A life of faith, family, and service

A spokesperson for Rep. Baird captured in a few sentences what 59 years of marriage looked like for the couple:

"Congressman Baird and Danise were married for 59 years, building a life centered on faith, family, and service."

"A devoted wife and loving mother of three, she was the foundation of their family and will be deeply missed. We ask that you keep the Congressman and his family in your prayers during this difficult time."

Jim Baird, 80 years old, has represented Indiana's 4th Congressional District in west central Indiana since 2018. Before that, he served in the Indiana House of Representatives starting in 2010. His career in public life has been long. His partnership with Danise was longer.

Fifty-nine years of marriage is not a statistic. It is a testament, to patience, to commitment, to the kind of covenant that holds when the world around it does not. That Danise Baird stood beside her husband through decades of public service, through the grind and sacrifice that congressional life demands, speaks to a character that no eulogy can fully capture.

Colleagues mourn

Congressional colleagues moved quickly to honor Danise and offer support to the Baird family. New York's Elise Stefanik spoke to the kind of people the Bairds are:

"Jim's wife Danise was often by his side as he worked so hard in Congress on behalf of his constituents."

"They are salt of the earth people and Jim and his family have sacrificed so much for our country."

Nebraska Rep. Don Bacon added his own tribute:

"Our sympathies and condolences to Jim and his family. We admire them both and their 59 years of marriage."

The loss arrives during an already difficult stretch for congressional Republicans. As Daily Mail reported, news of the Bairds' accident came as Republicans in Washington mourned the death of Doug LaMalfa, a seven-term U.S. representative from California. The Indiana delegation, too, carries its own scars, in 2022, Indiana Rep. Jackie Walorski, a Republican, was killed in a head-on vehicle collision in her northern Indiana district. Two of her staffers and the driver of the other vehicle also died in that crash.

The cost of service

There is a version of public life that the cameras never show. The late nights. The time away from family. The spouses who hold everything together back home while their husbands and wives navigate the chaos of Washington. Danise Baird lived that version for years, not for the recognition, but because it was the life she and her husband chose together.

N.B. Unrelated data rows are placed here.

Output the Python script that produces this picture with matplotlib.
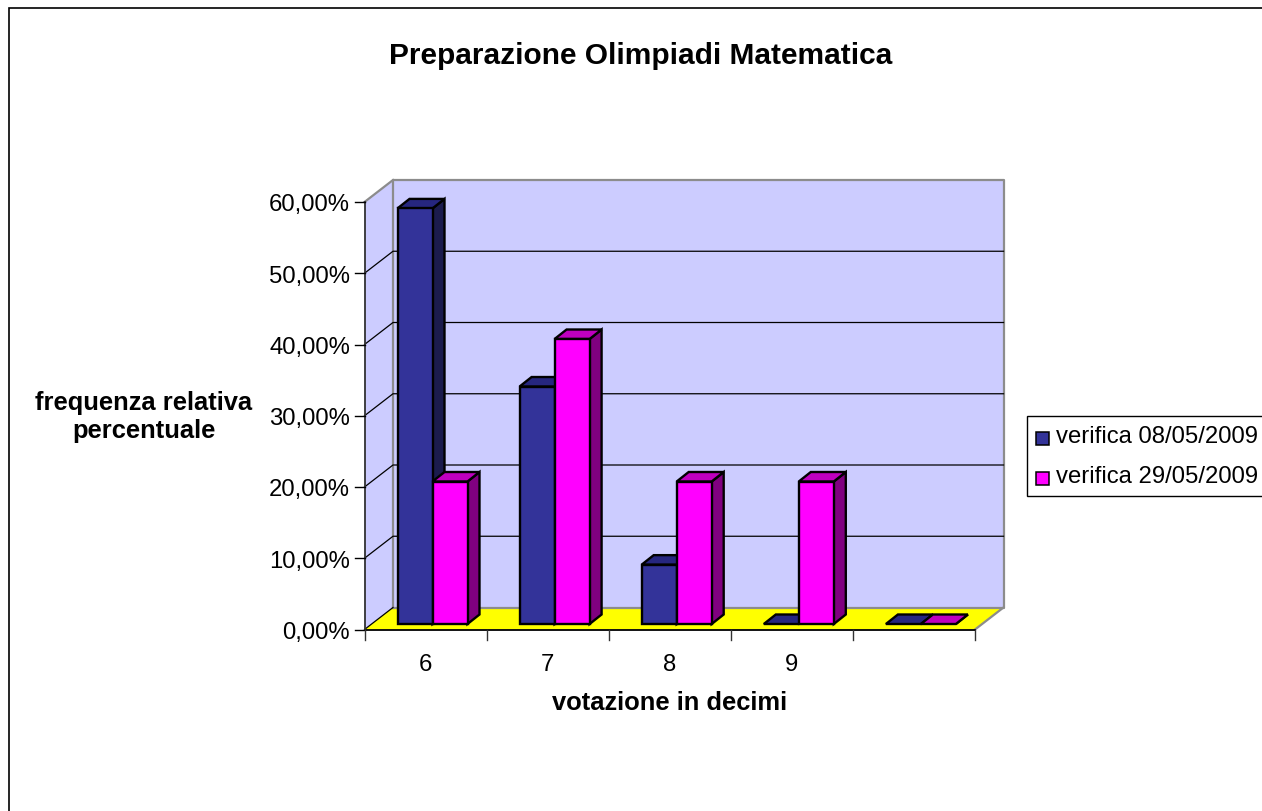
import matplotlib
matplotlib.use("Agg")
import matplotlib.pyplot as plt
from matplotlib.patches import Polygon, Rectangle

plt.rcParams['font.family'] = ['Liberation Sans', 'DejaVu Sans']

W, H = 1262, 812
title = "Preparazione Olimpiadi Matematica"
xlabel = "votazione in decimi"
ylabel = "frequenza relativa\npercentuale"
categories = ["6", "7", "8", "9", ""]
series_names = ["verifica 08/05/2009", "verifica 29/05/2009"]
values_a = [58.33, 33.33, 8.33, 0, 0]
values_b = [20, 40, 20, 20, 0]
yticks = [0, 10, 20, 30, 40, 50, 60]
ytick_labels = ["0,00%", "10,00%", "20,00%", "30,00%", "40,00%", "50,00%", "60,00%"]

NAVY, NAVY_TOP, NAVY_SIDE = "#333399", "#26267F", "#1B1B4D"
MAG, MAG_TOP, MAG_SIDE = "#FF00FF", "#BF00BF", "#800080"
WALL, FLOOR, WALLEDGE = "#CCCCFF", "#FFFF00", "#8C8C8C"

fig = plt.figure(figsize=(W / 100, H / 100), dpi=100, facecolor="white")

# outer chart frame
fig.add_artist(Rectangle((8.5 / W, -0.01), 1.1, 1 - 9 / H + 0.01, transform=fig.transFigure,
                         fill=False, ec="black", lw=1.2))

L, R, T, B = 364.5, 975, 203, 630.5
ax = fig.add_axes([L / W, 1 - B / H, (R - L) / W, (B - T) / H])
ax.set_xlim(0, 5)
ax.set_ylim(0, 60)
ax.patch.set_visible(False)
for s in ax.spines.values():
    s.set_visible(False)

px = 5 / (R - L)          # data units per pixel, x
py = 60 / (B - T)         # data units per pixel, y
DX, DY = 28.5 * px, 22 * py   # depth of the whole plot box


def poly(pts, fc, ec="none", lw=0.0, z=1):
    ax.add_patch(Polygon(pts, closed=True, fc=fc, ec=ec, lw=lw, zorder=z, clip_on=False,
                         joinstyle="miter"))


# walls and floor
poly([(DX, DY), (5 + DX, DY), (5 + DX, 60 + DY), (DX, 60 + DY)], WALL, z=1)
poly([(0, 0), (DX, DY), (DX, 60 + DY), (0, 60)], WALL, z=1)
poly([(0, 0), (5, 0), (5 + DX, DY), (DX, DY)], FLOOR, z=1)
edge = dict(color=WALLEDGE, lw=1.6, zorder=2, clip_on=False, solid_capstyle="projecting")
ax.plot([DX, 5 + DX, 5 + DX, DX, DX], [DY, DY, 60 + DY, 60 + DY, DY], **edge)
ax.plot([0, DX], [60, 60 + DY], **edge)
ax.plot([5, 5 + DX], [0, DY], **edge)

# gridlines along wall
for v in yticks[1:-1]:
    ax.plot([0, DX, 5 + DX], [v, v + DY, v + DY], color="black", lw=0.9, zorder=3, clip_on=False)
ax.plot([0, DX], [0, DY], color="black", lw=0.9, zorder=3, clip_on=False)

# axes lines
ax.plot([0, 5], [0, 0], color="black", lw=1.3, zorder=3, clip_on=False)
ax.plot([0, 0], [0, 60], color="#333333", lw=1.3, zorder=3, clip_on=False)
ax.set_xticks(range(6))
ax.set_xticklabels([])
ax.set_yticks(yticks)
ax.set_yticklabels(ytick_labels, fontsize=17.2)
ax.tick_params(axis="y", length=0, pad=10.5)
ax.tick_params(axis="x", length=0)
for v in yticks:
    ax.plot([-10 * px, 0], [v, v], color="black", lw=1.0, zorder=3, clip_on=False)
for i in range(6):
    ax.plot([i, i], [0, -10 * py], color="#333333", lw=1.0, zorder=3, clip_on=False)
for i, c in enumerate(categories):
    ax.text(i + 0.5, -34.5 * py, c, ha="center", va="center", fontsize=17.2)

# bars
BW = 35 * px
M = 26 * px
OX, OY = 7 * px, 5.5 * py      # front face offset from front plane
BDX, BDY = 12 * px, 9.5 * py   # bar depth


def bar(x, v, fc, top, side, z):
    y0 = OY
    y1 = OY + v
    ec = dict(ec="black", lw=1.7, z=z)
    poly([(x + BW, y0), (x + BW + BDX, y0 + BDY), (x + BW + BDX, y1 + BDY), (x + BW, y1)], side, **ec)
    poly([(x, y1), (x + BDX, y1 + BDY), (x + BW + BDX, y1 + BDY), (x + BW, y1)], top, **ec)
    if v > 0:
        poly([(x, y0), (x + BW, y0), (x + BW, y1), (x, y1)], fc, **ec)


for i in range(len(categories)):
    x0 = i + OX + M
    bar(x0, values_a[i], NAVY, NAVY_TOP, NAVY_SIDE, 5 + i * 2)
    bar(x0 + BW, values_b[i], MAG, MAG_TOP, MAG_SIDE, 6 + i * 2)


def ftext(x, y, s, **kw):
    fig.text(x / W, 1 - y / H, s, ha="center", va="center", **kw)


ftext(641, 56, title, fontsize=21.5, fontweight="bold")
ftext(670, 703, xlabel, fontsize=18.4, fontweight="bold")
ftext(144, 417, ylabel, fontsize=18.4, fontweight="bold", linespacing=1.2)

# legend
fig.add_artist(Rectangle((1026.5 / W, 1 - 497 / H), 300 / W, 80 / H, transform=fig.transFigure,
                         fc="white", ec="black", lw=1.0))
for y, c, name in zip([437, 477], [NAVY, MAG], series_names):
    fig.add_artist(Rectangle((1035.5 / W, 1 - (y + 9) / H), 13 / W, 13 / H, transform=fig.transFigure,
                             fc=c, ec="black", lw=1.1))
    fig.text(1056 / W, 1 - y / H, name, ha="left", va="center", fontsize=17.2)

fig.savefig("out.png", dpi=100)
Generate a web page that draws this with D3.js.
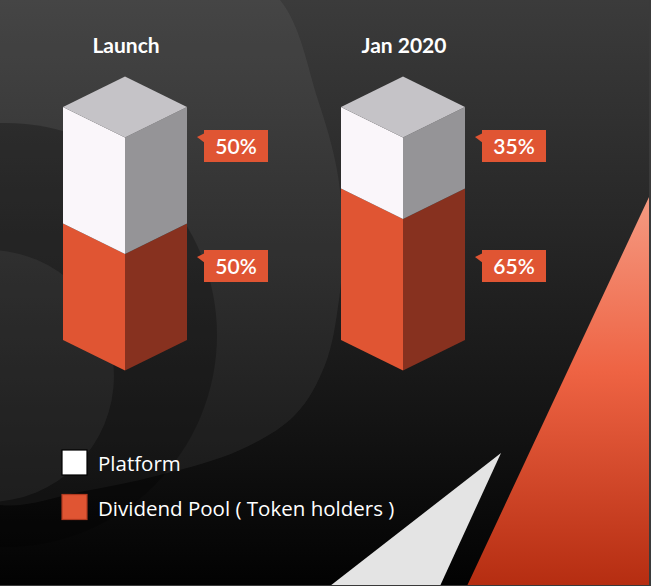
<!DOCTYPE html>
<html>
<head>
<meta charset="utf-8">
<script src="https://cdn.jsdelivr.net/npm/d3@7"></script>
<style>
  html, body { margin: 0; padding: 0; background: #000; }
  #chart { width: 651px; height: 586px; }
</style>
</head>
<body>
<div id="chart"></div>
<script>
  const categories = ["Launch", "Jan 2020"];
  const platformShare = [50, 35];
  const dividendShare = [50, 65];
  const seriesKeys = ["dividend", "platform"];
  const seriesNames = { platform: "Platform", dividend: "Dividend Pool ( Token holders )" };

  const width = 651;
  const height = 586;

  const rows = categories.map((c, i) => ({
    category: c,
    platform: platformShare[i],
    dividend: dividendShare[i]
  }));

  const svg = d3.select("#chart")
    .append("svg")
    .attr("width", width)
    .attr("height", height);

  const defs = svg.append("defs");

  const bgGrad = defs.append("linearGradient")
    .attr("id", "bg").attr("x1", 0).attr("y1", 0).attr("x2", 0).attr("y2", 1);
  bgGrad.append("stop").attr("offset", "0%").attr("stop-color", "#3b3b3b");
  bgGrad.append("stop").attr("offset", "40%").attr("stop-color", "#262626");
  bgGrad.append("stop").attr("offset", "75%").attr("stop-color", "#121212");
  bgGrad.append("stop").attr("offset", "100%").attr("stop-color", "#020202");

  const redGrad = defs.append("linearGradient")
    .attr("id", "red").attr("x1", 0).attr("y1", 0).attr("x2", 0).attr("y2", 1);
  redGrad.append("stop").attr("offset", "0%").attr("stop-color", "#f59a82");
  redGrad.append("stop").attr("offset", "45%").attr("stop-color", "#ee6343");
  redGrad.append("stop").attr("offset", "100%").attr("stop-color", "#b52d11");

  // background
  svg.append("rect")
    .attr("width", width).attr("height", height)
    .attr("fill", "url(#bg)");

  // decorative swirl on the left
  const swirl = d3.line().curve(d3.curveCatmullRomClosed.alpha(0.5));
  svg.append("path")
    .attr("d", swirl([[-60, -120], [200, -50], [280, 0], [318, 100], [337, 170], [343, 240],
      [339, 300], [325, 365], [295, 415], [240, 450], [160, 475], [80, 492], [0, 505], [-80, 470], [-90, 200]]))
    .attr("fill", "#ffffff").attr("fill-opacity", 0.055);

  svg.append("circle")
    .attr("cx", 5).attr("cy", 335).attr("r", 212)
    .attr("fill", "#000").attr("fill-opacity", 0.25);

  svg.append("circle")
    .attr("cx", -12).attr("cy", 376).attr("r", 126)
    .attr("fill", "#ffffff").attr("fill-opacity", 0.05);

  // corner triangles
  svg.append("path")
    .attr("d", "M501,453 L440,586 L330,586 Z")
    .attr("fill", "#e4e4e4");
  svg.append("path")
    .attr("d", "M649,197 L649,586 L467,586 Z")
    .attr("fill", "url(#red)");
  svg.append("rect").attr("x", 649).attr("y", 0).attr("width", 2).attr("height", height).attr("fill", "#3a3a3a");
  svg.append("rect").attr("x", 0).attr("y", 585).attr("width", width).attr("height", 1).attr("fill", "#3a3a3a");

  // scales
  const x = d3.scalePoint()
    .domain(categories)
    .range([125, 403]);

  const y = d3.scaleLinear()
    .domain([0, 100])
    .range([340, 107]);

  const halfW = 62;
  const depth = 30.5;

  const colors = {
    platform: { front: "#faf6fa", side: "#959497", top: "#c5c3c7", box: "#ffffff" },
    dividend: { front: "#e05533", side: "#87311f", top: "#e8714f", box: "#e05533" }
  };

  const stacked = d3.stack().keys(seriesKeys)(rows);

  const poly = pts => "M" + pts.map(p => p.join(",")).join("L") + "Z";

  const bars = svg.append("g");

  stacked.forEach(layer => {
    const key = layer.key;
    layer.forEach(d => {
      const cx = x(d.data.category);
      const yb = y(d[0]);
      const yt = y(d[1]);
      // front face
      bars.append("path")
        .attr("d", poly([[cx - halfW, yt], [cx, yt + depth], [cx, yb + depth], [cx - halfW, yb]]))
        .attr("fill", colors[key].front);
      // right face
      bars.append("path")
        .attr("d", poly([[cx, yt + depth], [cx + halfW, yt], [cx + halfW, yb], [cx, yb + depth]]))
        .attr("fill", colors[key].side);
    });
  });

  // top cap on the highest segment
  const topLayer = stacked[stacked.length - 1];
  topLayer.forEach(d => {
    const cx = x(d.data.category);
    const yt = y(d[1]);
    bars.append("path")
      .attr("d", poly([[cx, yt - depth], [cx + halfW, yt], [cx, yt + depth], [cx - halfW, yt]]))
      .attr("fill", colors[topLayer.key].top);
  });

  // category titles
  svg.append("g")
    .selectAll("text")
    .data(categories)
    .join("text")
    .attr("x", d => x(d) + 1)
    .attr("y", 52.5)
    .attr("text-anchor", "middle")
    .style("font-family", "Lato, sans-serif")
    .style("font-weight", "bold")
    .style("font-size", "21px")
    .style("fill", "#ffffff")
    .text(d => d);

  // value callouts
  const labelRowY = { platform: 130, dividend: 250 };
  const boxW = 64, boxH = 32;
  const labels = svg.append("g");
  stacked.forEach(layer => {
    layer.forEach(d => {
      const bx = x(d.data.category) + halfW + 17;
      const by = labelRowY[layer.key];
      const g = labels.append("g");
      g.append("path")
        .attr("d", poly([[bx - 7, by + 7], [bx + 1, by + 3], [bx + 1, by + 13]]))
        .attr("fill", "#e05533");
      g.append("rect")
        .attr("x", bx).attr("y", by)
        .attr("width", boxW).attr("height", boxH)
        .attr("fill", "#e05533");
      g.append("text")
        .attr("x", bx + boxW / 2)
        .attr("y", by + 23.5)
        .attr("text-anchor", "middle")
        .style("font-family", "Lato, sans-serif")
        .style("font-weight", 600)
        .style("font-size", "21px")
        .style("fill", "#ffffff")
        .text((d[1] - d[0]) + "%");
    });
  });

  // legend
  const legendKeys = ["platform", "dividend"];
  const legend = svg.append("g")
    .selectAll("g")
    .data(legendKeys)
    .join("g")
    .attr("transform", (d, i) => `translate(62,${450 + i * 44.5})`);

  legend.append("rect")
    .attr("width", 25).attr("height", 25)
    .attr("fill", d => colors[d].box)
    .attr("stroke", d => d === "platform" ? "#000" : "#b03a20")
    .attr("stroke-width", 1.2);

  legend.append("text")
    .attr("x", 36)
    .attr("y", 21)
    .style("font-family", "'Open Sans', sans-serif")
    .style("font-size", "20.5px")
    .style("fill", "#ffffff")
    .text(d => seriesNames[d]);
</script>
</body>
</html>
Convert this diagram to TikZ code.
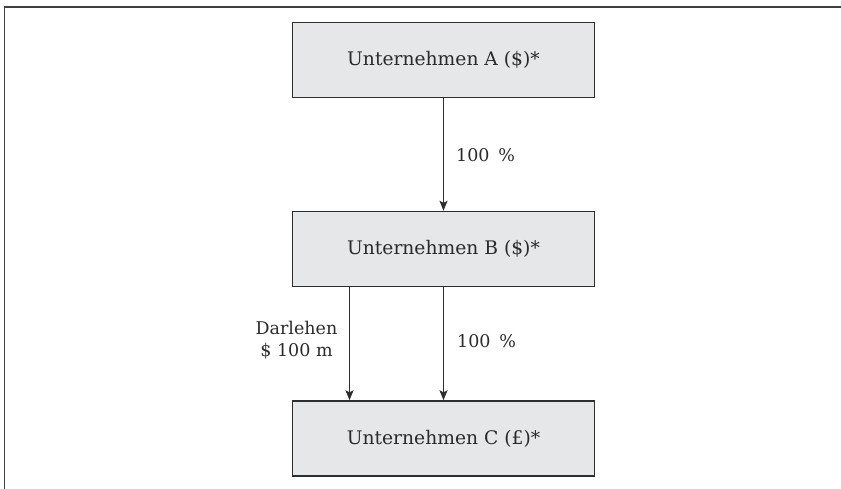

The families of public servants bear burdens that rarely make headlines. When tragedy strikes, it reminds us that the people who serve in Congress are not abstractions. They are husbands and wives, fathers and mothers, bound by the same fragile threads as the rest of us.

Jim Baird lost his wife. His children lost their mother. No policy debate, no political analysis, changes that.

Prayers for the Baird family are not a formality. They are the least we owe.